Non c’è da stupirsi dinanzi al risultato raggiunto, perché già con le passate release i Fleshgod avevano ampiamente dimostrato di potersela giocare con acts blasonati, noncuranti delle mode sono riusciti a plasmare una creatura dai lineamenti ben definiti, che fonde elementi Death a preziose partiture orchestrali. Il carattere sinfonico riveste un ruolo fondamentale nell’economia della band, ma non ne rappresenta il punto cardine, perché il drumming di Franesco Paoli, praticamente un alieno dietro le pelli e le chitarre del duo Riccardi/Trionfera ci ricordano che l’anima della band rimane comunque maledettamente Heavy.

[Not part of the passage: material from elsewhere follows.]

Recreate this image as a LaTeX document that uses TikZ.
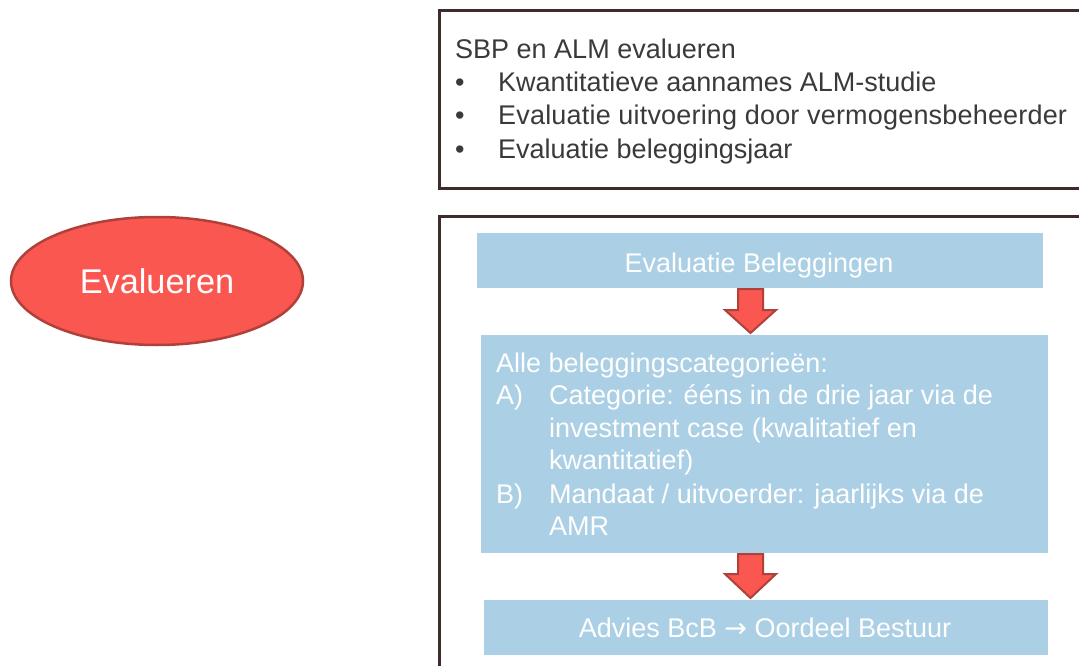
\documentclass[tikz,border=0pt]{standalone}
\usepackage{fontspec}
\setmainfont{Liberation Sans}
\newfontfamily\arrowfont{DejaVu Sans}
\usetikzlibrary{calc,shapes.geometric}
\definecolor{framecol}{HTML}{3E2C2C}
\definecolor{boxblue}{HTML}{ABCFE4}
\definecolor{ellred}{HTML}{FA5750}
\definecolor{ellline}{HTML}{B0403A}
\definecolor{txtgray}{HTML}{3A3A3A}
\tikzset{
  framebox/.style={draw=framecol, line width=3pt},
  bluebox/.style={fill=boxblue, draw=none, inner sep=0pt, anchor=north west},
  bodytxt/.style={font=\fontsize{27}{33}\selectfont, inner sep=0pt},
  darktxt/.style={bodytxt, text=txtgray, anchor=base west},
  whitetxt/.style={bodytxt, text=white},
  blockarrow/.style={fill=ellred, draw=ellline, line width=2pt, line join=miter},
}
\begin{document}
\begin{tikzpicture}[x=1pt,y=-1pt]
\useasboundingbox (0,0) rectangle (1079,666);
\clip (0,0) rectangle (1079,666);
\fill[white] (0,0) rectangle (1079,666);

% frames
\draw[framebox] (439.5,10.5) rectangle (1095,188.5);
\draw[framebox] (439.5,216) rectangle (1095,690);

% ellipse
\node[ellipse, draw=ellline, line width=2.5pt, fill=ellred, minimum width=292pt, minimum height=128pt, inner sep=0pt,
      text=white, font=\fontsize{34.3}{40}\selectfont] (eval) at (157,281) {Evalueren};

% top box text
\node[darktxt] (t0) at (455,59) {SBP en ALM evalueren};
\node[darktxt] (b1) at (455,92) {•};
\node[darktxt] (t1) at (498,92) {Kwantitatieve aannames ALM-studie};
\node[darktxt] (b2) at (455,125) {•};
\node[darktxt] (t2) at (498,125) {\addfontfeature{LetterSpace=0.7}Evaluatie uitvoering door vermogensbeheerder};
\node[darktxt] (b3) at (455,158) {•};
\node[darktxt] (t3) at (498,158) {Evaluatie beleggingsjaar};

% blue boxes
\node[bluebox, minimum width=566pt, minimum height=55pt] (box1) at (477,233) {};
\node[whitetxt, anchor=base] (box1t) at (759,272) {Evaluatie Beleggingen};

\node[bluebox, minimum width=567pt, minimum height=218pt] (box2) at (481,335) {};
\node[whitetxt, anchor=base west] (l0) at (496,372) {Alle beleggingscategorieën:};
\node[whitetxt, anchor=base west] (la) at (496,404) {A)};
\node[whitetxt, anchor=base west] (l1) at (549,404) {Categorie: ééns in de drie jaar via de};
\node[whitetxt, anchor=base west] (l2) at (549,437) {investment case (kwalitatief en};
\node[whitetxt, anchor=base west] (l3) at (549,469) {kwantitatief)};
\node[whitetxt, anchor=base west] (lb) at (496,503) {B)};
\node[whitetxt, anchor=base west] (l4) at (549,503) {Mandaat / uitvoerder: jaarlijks via de};
\node[whitetxt, anchor=base west] (l5) at (549,535) {AMR};

\node[bluebox, minimum width=564pt, minimum height=55pt] (box3) at (484,600) {};
\node[whitetxt, anchor=base] (box3t) at (765,637) {Advies BcB {\arrowfont →} Oordeel Bestuur};

% block arrows
\draw[blockarrow] (738,289) -- (763,289) -- (763,310) -- (776,310) -- (750.5,333) -- (725,310) -- (738,310) -- cycle;
\draw[blockarrow] (738,554) -- (763,554) -- (763,574) -- (776,574) -- (750.5,598) -- (725,574) -- (738,574) -- cycle;
\end{tikzpicture}
\end{document}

Con “Marche Royale” si aprono le danze, affidate a timpani ed altri strumenti orchestrali, creando così un crescendo imperioso che si adatta perfettamente alla regalità dell’album. “In Aeternun” scaraventa l’ascoltatore direttamente in guerra, con ritmiche serrate e nervose, cori degni di un girone infernale. Da rimarcare anche la parte solista di chitarra, che fa da introduzione ad una corale parentesi che si basa su clean vocals. La battaglia continua e l’incedere assume le sembianze di una marcia, non a caso la traccia prende il nome di “Healing Through War”. È un clavicembalo ad introdurci “The Fool”, prima traccia pubblicata dalla band, ma si tratta di un breve preludio, una parentesi che permette di prendere il respiro prima di tuffarsi nuovamente in passaggi vorticosi.

A placare i toni ci pensa “Cold As Perfection”, brano più lento rispetto agli altri, ma che riesce a creare un’atmosfera di attesa, di riflessione, che culmina nelle melodie create dalla voce femminile. Dopo la breve “Mitra” ecco che i Fleshgod Apocalypse spiazzano con “Paramour (Die Leidenschaft bringt Leiden)”, brano che vede come protagonisti il piano di Francesco Ferrini, magistrale la sua opera sull’intero album, e la voce del soprano. Non c’è tempo per assaporare queste melodie, perché “And Vulture Beholds” irrompe con tutta la sua prepotenza, dettata da ritmiche dai bpm assurdi che fanno da tappeto a cori imperiosi. A giudicare dai diversi livelli di “lettura” ci si rende conto di quanto lavoro ci sia dietro la composizione dell’album, perché ogni passaggio è perfettamente studiato.

“Gravity” ed “A Million Deaths” continuano nel solco dei brani precedenti, nel primo caso a farla da padrone sono nuovamente i passaggi cadenzati, mentre nel secondo i Fleshgod tornano a fustigare l’ascoltatore con una brutalità bestiale. “Syphilis” è invece una traccia interlocutoria ed atmosferica, che predilige un andamento regale, come se la band volesse condurci per mano verso il termine della battaglia.

Tornando sul tema Ferrini, la conclusione è affidata alle sue mani che scorrono sui tasti del pianoforte, disegnano melodie nostalgiche, angoscianti e decadenti, quasi quatto minuti di intensa emozione, il modo migliore per concludere, ovvero la title track.

“King” è quanto di meglio la band potesse fare, ognuno dei musicisti si è espresso al massimo delle proprie capacità, riuscendo così a comporre un’opera magistrale, che verrà sicuramente apprezzata in tutto il mondo. Impossibile muovere delle critiche, tutto è al posto giusto, sia a livello compositivo che di resa sonora, grazie al prezioso lavoro svolto da Marco Mastrobuono dei Kick Recording Studio e Jens Bogren dei Fascination Street Studios.